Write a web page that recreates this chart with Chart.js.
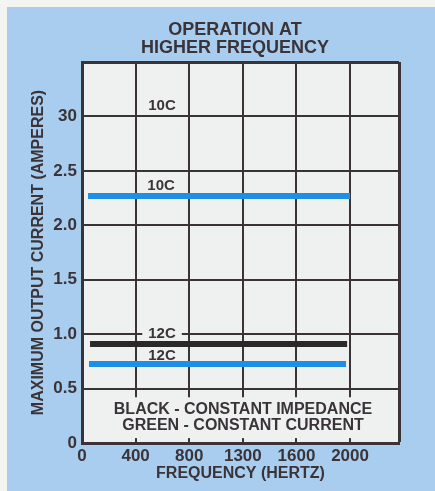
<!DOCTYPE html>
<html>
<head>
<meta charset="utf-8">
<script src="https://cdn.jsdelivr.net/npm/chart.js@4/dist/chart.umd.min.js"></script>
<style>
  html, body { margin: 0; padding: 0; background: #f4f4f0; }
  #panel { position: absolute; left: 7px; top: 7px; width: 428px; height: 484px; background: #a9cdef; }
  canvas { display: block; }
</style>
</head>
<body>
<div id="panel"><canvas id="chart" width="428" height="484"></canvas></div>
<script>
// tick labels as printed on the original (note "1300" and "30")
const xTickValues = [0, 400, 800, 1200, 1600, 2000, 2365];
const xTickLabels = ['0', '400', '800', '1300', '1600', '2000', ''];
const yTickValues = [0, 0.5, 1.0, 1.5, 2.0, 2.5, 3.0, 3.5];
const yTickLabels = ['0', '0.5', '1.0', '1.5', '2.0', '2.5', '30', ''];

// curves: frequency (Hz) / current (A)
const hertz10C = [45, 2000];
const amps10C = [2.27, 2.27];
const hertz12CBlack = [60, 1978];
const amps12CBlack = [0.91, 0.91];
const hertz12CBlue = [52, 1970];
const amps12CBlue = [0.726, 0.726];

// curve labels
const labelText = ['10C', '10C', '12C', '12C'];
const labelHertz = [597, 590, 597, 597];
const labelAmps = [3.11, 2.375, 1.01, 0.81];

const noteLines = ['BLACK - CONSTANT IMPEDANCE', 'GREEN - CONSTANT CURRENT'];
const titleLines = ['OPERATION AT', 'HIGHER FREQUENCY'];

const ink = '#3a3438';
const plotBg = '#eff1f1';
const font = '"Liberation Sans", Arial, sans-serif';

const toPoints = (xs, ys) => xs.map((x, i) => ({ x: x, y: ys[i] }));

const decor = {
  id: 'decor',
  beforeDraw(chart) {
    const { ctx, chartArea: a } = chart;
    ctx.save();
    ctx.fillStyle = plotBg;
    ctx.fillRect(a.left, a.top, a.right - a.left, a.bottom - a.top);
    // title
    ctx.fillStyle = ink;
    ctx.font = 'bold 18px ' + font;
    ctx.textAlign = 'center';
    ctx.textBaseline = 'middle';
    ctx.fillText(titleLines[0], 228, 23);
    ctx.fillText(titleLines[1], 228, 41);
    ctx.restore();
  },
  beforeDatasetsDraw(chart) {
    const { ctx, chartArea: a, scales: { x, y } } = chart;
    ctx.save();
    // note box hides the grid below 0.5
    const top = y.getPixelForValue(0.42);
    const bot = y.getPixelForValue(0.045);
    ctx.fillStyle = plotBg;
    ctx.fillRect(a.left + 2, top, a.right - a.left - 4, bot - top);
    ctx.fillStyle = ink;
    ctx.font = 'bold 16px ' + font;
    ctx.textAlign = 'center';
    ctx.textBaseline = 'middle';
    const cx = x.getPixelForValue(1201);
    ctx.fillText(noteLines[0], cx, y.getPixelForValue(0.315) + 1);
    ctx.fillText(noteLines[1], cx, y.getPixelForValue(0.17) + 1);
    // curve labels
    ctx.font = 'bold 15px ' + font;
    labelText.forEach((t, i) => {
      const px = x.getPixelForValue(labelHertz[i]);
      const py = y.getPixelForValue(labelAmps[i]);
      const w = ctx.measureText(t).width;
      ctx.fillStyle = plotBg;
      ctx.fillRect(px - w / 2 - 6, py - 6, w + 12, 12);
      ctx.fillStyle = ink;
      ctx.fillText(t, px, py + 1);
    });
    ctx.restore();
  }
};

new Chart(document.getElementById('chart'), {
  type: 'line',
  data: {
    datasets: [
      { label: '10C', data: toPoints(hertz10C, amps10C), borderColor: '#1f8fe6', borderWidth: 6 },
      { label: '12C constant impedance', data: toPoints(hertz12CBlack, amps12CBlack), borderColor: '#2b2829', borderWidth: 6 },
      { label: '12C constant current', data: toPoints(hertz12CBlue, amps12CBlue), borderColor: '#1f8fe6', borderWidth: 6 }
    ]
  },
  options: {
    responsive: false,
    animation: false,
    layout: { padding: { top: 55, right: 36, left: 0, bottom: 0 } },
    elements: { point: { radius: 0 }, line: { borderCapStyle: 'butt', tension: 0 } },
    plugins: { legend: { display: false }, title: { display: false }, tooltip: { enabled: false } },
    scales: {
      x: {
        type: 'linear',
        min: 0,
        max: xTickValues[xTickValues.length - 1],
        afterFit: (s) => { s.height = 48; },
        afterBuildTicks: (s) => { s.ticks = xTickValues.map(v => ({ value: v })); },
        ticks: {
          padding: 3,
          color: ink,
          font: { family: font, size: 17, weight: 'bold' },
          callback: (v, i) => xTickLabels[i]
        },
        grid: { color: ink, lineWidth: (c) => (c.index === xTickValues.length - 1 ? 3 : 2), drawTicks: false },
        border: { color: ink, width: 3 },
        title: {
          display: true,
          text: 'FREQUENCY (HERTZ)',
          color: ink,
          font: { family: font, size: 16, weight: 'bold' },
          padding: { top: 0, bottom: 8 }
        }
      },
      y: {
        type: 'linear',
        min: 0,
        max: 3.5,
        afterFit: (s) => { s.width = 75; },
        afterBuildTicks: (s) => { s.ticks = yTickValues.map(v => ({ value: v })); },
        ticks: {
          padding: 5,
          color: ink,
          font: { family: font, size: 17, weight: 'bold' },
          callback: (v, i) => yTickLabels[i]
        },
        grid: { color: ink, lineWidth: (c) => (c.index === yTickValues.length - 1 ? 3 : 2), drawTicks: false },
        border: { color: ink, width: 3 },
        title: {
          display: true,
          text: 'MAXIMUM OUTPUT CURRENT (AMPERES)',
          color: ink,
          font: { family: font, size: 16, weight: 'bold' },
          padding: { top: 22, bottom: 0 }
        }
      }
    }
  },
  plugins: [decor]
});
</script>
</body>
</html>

_Objective:_
Begin at the first line of the material and copy each line exactly through the one containing "const labelAmps = [3.11, 2.375, 1.01, 0.81];". Omit pictures.

_Result for this task:_
Write a web page that recreates this chart with Chart.js.
<!DOCTYPE html>
<html>
<head>
<meta charset="utf-8">
<script src="https://cdn.jsdelivr.net/npm/chart.js@4/dist/chart.umd.min.js"></script>
<style>
  html, body { margin: 0; padding: 0; background: #f4f4f0; }
  #panel { position: absolute; left: 7px; top: 7px; width: 428px; height: 484px; background: #a9cdef; }
  canvas { display: block; }
</style>
</head>
<body>
<div id="panel"><canvas id="chart" width="428" height="484"></canvas></div>
<script>
// tick labels as printed on the original (note "1300" and "30")
const xTickValues = [0, 400, 800, 1200, 1600, 2000, 2365];
const xTickLabels = ['0', '400', '800', '1300', '1600', '2000', ''];
const yTickValues = [0, 0.5, 1.0, 1.5, 2.0, 2.5, 3.0, 3.5];
const yTickLabels = ['0', '0.5', '1.0', '1.5', '2.0', '2.5', '30', ''];

// curves: frequency (Hz) / current (A)
const hertz10C = [45, 2000];
const amps10C = [2.27, 2.27];
const hertz12CBlack = [60, 1978];
const amps12CBlack = [0.91, 0.91];
const hertz12CBlue = [52, 1970];
const amps12CBlue = [0.726, 0.726];

// curve labels
const labelText = ['10C', '10C', '12C', '12C'];
const labelHertz = [597, 590, 597, 597];
const labelAmps = [3.11, 2.375, 1.01, 0.81];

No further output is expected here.